On whatever nights Bob Surace ’90 sleeps coming off a 1-9 season, he can dream of overtimes in 2011 and games on Patrick Jacob ’12’s foot.
“He missed a field goal last year [against Brown],” said the Princeton coach. “I’m not one of those coaches who feels the kicker isn’t part of the team so I put my arm around him on the sideline, told him to hang in there.
“He said ‘Coach, I never miss two in a row.’
“There is a fine border between confidence and arrogance. He stretches that line. You have to have confidence in that spot, the whole world is watching you. When the holder or snapper messes up everybody looks at the kicker regardless. So you have to have a short memory and he does.
“If Pat misses a point-after-touchdown, he applies it to the kickoff.”
Jacob missed just one of 14 PATs last year and only four of 18 field goal attempts, three of those failures coming from 44 yards or longer. He led the Ivy League in field-goal percentage, averaged 63 yards on kickoffs, and is the leading reason why Princeton’s kicking game might be the surest this year in the Ancient Eight.

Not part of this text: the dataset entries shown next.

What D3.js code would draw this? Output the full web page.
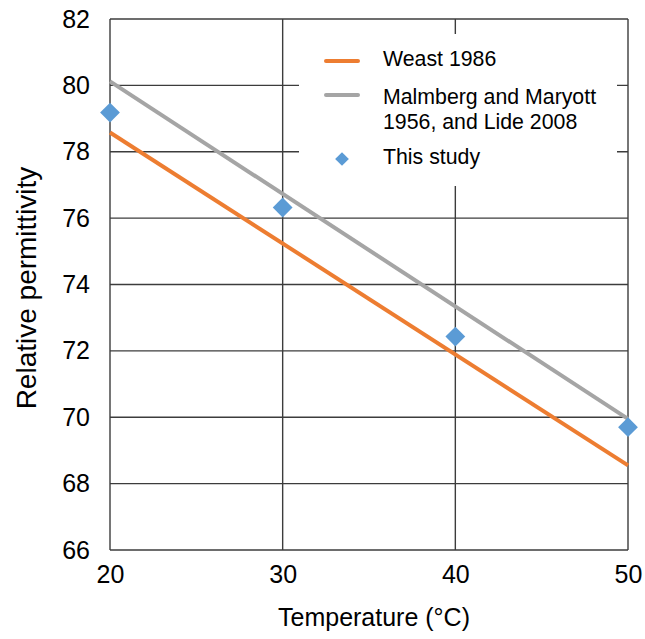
<!DOCTYPE html>
<html>
<head>
<meta charset="utf-8">
<script src="https://cdn.jsdelivr.net/npm/d3@7"></script>
<style>
  html, body { margin: 0; padding: 0; background: #fff; }
  svg { display: block; font-family: "Liberation Sans", Arial, sans-serif; }
</style>
</head>
<body>
<svg id="chart" width="645" height="639"></svg>
<script>
// ---- data ----
const temps = [20, 30, 40, 50];
const weastTemps = [20, 50];
const weastValues = [78.58, 68.55];
const malmbergTemps = [20, 50];
const malmbergValues = [80.12, 69.95];
const studyValues = [79.18, 76.32, 72.43, 69.7];
const xTicks = [20, 30, 40, 50];
const yTicks = [66, 68, 70, 72, 74, 76, 78, 80, 82];
const seriesNames = ["Weast 1986", "Malmberg and Maryott|1956, and Lide 2008", "This study"];
const xTitle = "Temperature (°C)";
const yTitle = "Relative permittivity";

const colors = { weast: "#ED7D31", malmberg: "#A5A5A5", study: "#5B9BD5", grid: "#3c3c3c" };

const svg = d3.select("#chart");
const m = { left: 110, right: 628, top: 19, bottom: 550 };

const x = d3.scaleLinear().domain([20, 50]).range([m.left, m.right]);
const y = d3.scaleLinear().domain([66, 82]).range([m.bottom, m.top]);

// gridlines
const grid = svg.append("g");
grid.selectAll("line.h").data(yTicks).join("line")
  .attr("x1", m.left).attr("x2", m.right)
  .attr("y1", d => y(d)).attr("y2", d => y(d))
  .attr("stroke", colors.grid).attr("stroke-width", 1.4);
grid.selectAll("line.v").data(xTicks).join("line")
  .attr("y1", m.top).attr("y2", m.bottom)
  .attr("x1", d => x(d)).attr("x2", d => x(d))
  .attr("stroke", colors.grid).attr("stroke-width", 1.4);

// axes (labels only)
const yAxis = d3.axisLeft(y).tickValues(yTicks).tickSize(0).tickPadding(20);
const gy = svg.append("g").attr("transform", `translate(${m.left},0)`).call(yAxis);
gy.select(".domain").remove();
gy.selectAll("text").attr("font-size", 25).attr("fill", "#000")
  .attr("font-family", "Liberation Sans, Arial, sans-serif");

const xAxis = d3.axisBottom(x).tickValues(xTicks).tickSize(0).tickPadding(15);
const gx = svg.append("g").attr("transform", `translate(0,${m.bottom})`).call(xAxis);
gx.select(".domain").remove();
gx.selectAll("text").attr("font-size", 25).attr("fill", "#000")
  .attr("font-family", "Liberation Sans, Arial, sans-serif");

// axis titles
svg.append("text").attr("x", 374).attr("y", 626).attr("text-anchor", "middle")
  .attr("font-size", 25).attr("fill", "#000").text(xTitle);
svg.append("text").attr("transform", `translate(36,${288}) rotate(-90)`)
  .attr("text-anchor", "middle").attr("font-size", 28).attr("fill", "#000").text(yTitle);

// legend background
svg.append("rect").attr("x", 299).attr("y", 34).attr("width", 318).attr("height", 152).attr("fill", "#fff");

// lines
const line = d3.line().x(d => x(d[0])).y(d => y(d[1]));
svg.append("path").datum(weastTemps.map((t, i) => [t, weastValues[i]]))
  .attr("d", line).attr("fill", "none").attr("stroke", colors.weast).attr("stroke-width", 4);
svg.append("path").datum(malmbergTemps.map((t, i) => [t, malmbergValues[i]]))
  .attr("d", line).attr("fill", "none").attr("stroke", colors.malmberg).attr("stroke-width", 4);

// study points (diamonds)
const diamond = d3.symbol().type(d3.symbolDiamond2).size(250);
svg.selectAll("path.pt").data(temps.map((t, i) => [t, studyValues[i]])).join("path")
  .attr("class", "pt")
  .attr("transform", d => `translate(${x(d[0])},${y(d[1])})`)
  .attr("d", diamond).attr("fill", colors.study);

// legend
const lg = svg.append("g");
lg.append("line").attr("x1", 326).attr("x2", 358).attr("y1", 61).attr("y2", 61)
  .attr("stroke", colors.weast).attr("stroke-width", 4).attr("stroke-linecap", "round");
lg.append("line").attr("x1", 326).attr("x2", 358).attr("y1", 95).attr("y2", 95)
  .attr("stroke", colors.malmberg).attr("stroke-width", 4).attr("stroke-linecap", "round");
lg.append("path").attr("transform", "translate(342,159)")
  .attr("d", d3.symbol().type(d3.symbolDiamond2).size(120)).attr("fill", colors.study);

const lt = [
  { t: seriesNames[0], y: 66 },
  { t: seriesNames[1].split("|")[0], y: 104 },
  { t: seriesNames[1].split("|")[1], y: 129 },
  { t: seriesNames[2], y: 164 }
];
lg.selectAll("text").data(lt).join("text")
  .attr("x", 383).attr("y", d => d.y).attr("font-size", 21.3).attr("fill", "#000")
  .text(d => d.t);
</script>
</body>
</html>
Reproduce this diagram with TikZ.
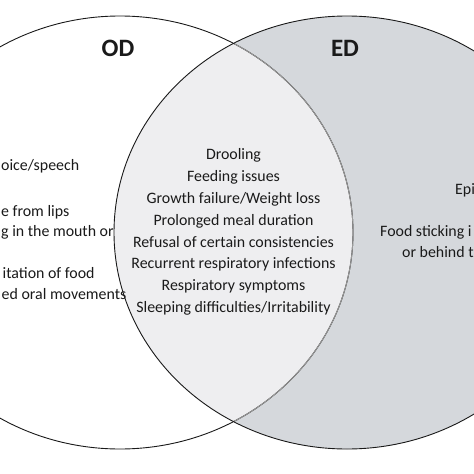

While the Tigers are working on their first three downs, they have fourth down down. Joe Cloud ’13 led the league with a punting average of 42.7 yards, nailing eight kicks of 50 yards or more, and eight that made the opposition start inside the 20. Otavio Fleury ’12 had the third-best average (39.8) in the league and owns a touch like Jack Nicklaus from 180 feet from the pin over a bunker.
Cloud punted 34 times last year, Fleury 24. It’s quite unusual having two first-string punters and also quite the luxury.
“We would be lucky to have one,” said Surace. “It’s like going to the bullpen for the righty or the lefty. [Roger Hughes’ staff] hit home runs when they recruited these guys.
“There is not a practice day that Cloud doesn’t hit a terrific 50-yard kick. He has trouble controlling his leg strength, a good thing when you’re inside the 20, not a good thing when you are inside the 50.
“Fleury has been better at those, but Joe has improved at that, too. I think he could kick for anybody in the country, and I don’t think that would have been the case if he wasn’t being challenged every day by Otavio.”
Unfortunately, there is only one ball and only so many punts a game. Actually, in 2010, there were too many punts a game, but Fleury and Cloud buy into this year’s plan for a lot more first downs and are willing to compete for declining opportunities. They hardly are the types to kick each other when they are down.
“I hosted Joe when he came [for his recruiting visit],” said Fleury. “I [worked] my hardest to bring him in. It’s about making the program better, not our personal interests.”
“The competition really has made us better,” said Cloud. “Week to week, we’re not really sure who is going to start.
“Sometimes we’ll have different strategies going into a game, whether we are going left, right, or where we want to position the ball, who is best in certain situations. But whoever punts best that week deserves to play.”
Both on and off the field, they have good hang time together, not that you would expect anything less from a punter named Cloud, intent on getting Princeton football back up there where they think it should be.
Jacob is as certain of a turnaround as he is about himself. Surace, new last season, initially wasn’t sure how to take his place kicker when he saw players wearing T-shirts proclaiming “Jacob for Judge.”
“I thought maybe he was a locker room lawyer,” laughed the coach. But it turned out Patrick’s father Harry is the lawyer in the family and the shirts were campaign materials from his successful election to a municipal court judge position in suburban Cleveland.
His son instead plans to go into finance, which seems like the right call for a kicker who is money in the bank. “Joe and Otavio can tell you confidence is not a problem of mine,” said Jacob.
Of course Princeton’s plan is not only for a reduction in punts this year, but for more red-zone conversions and fewer field goals, too.
“That’s okay, that means more extra points,” said Jacob. “I love kicking those too – they’re easier.”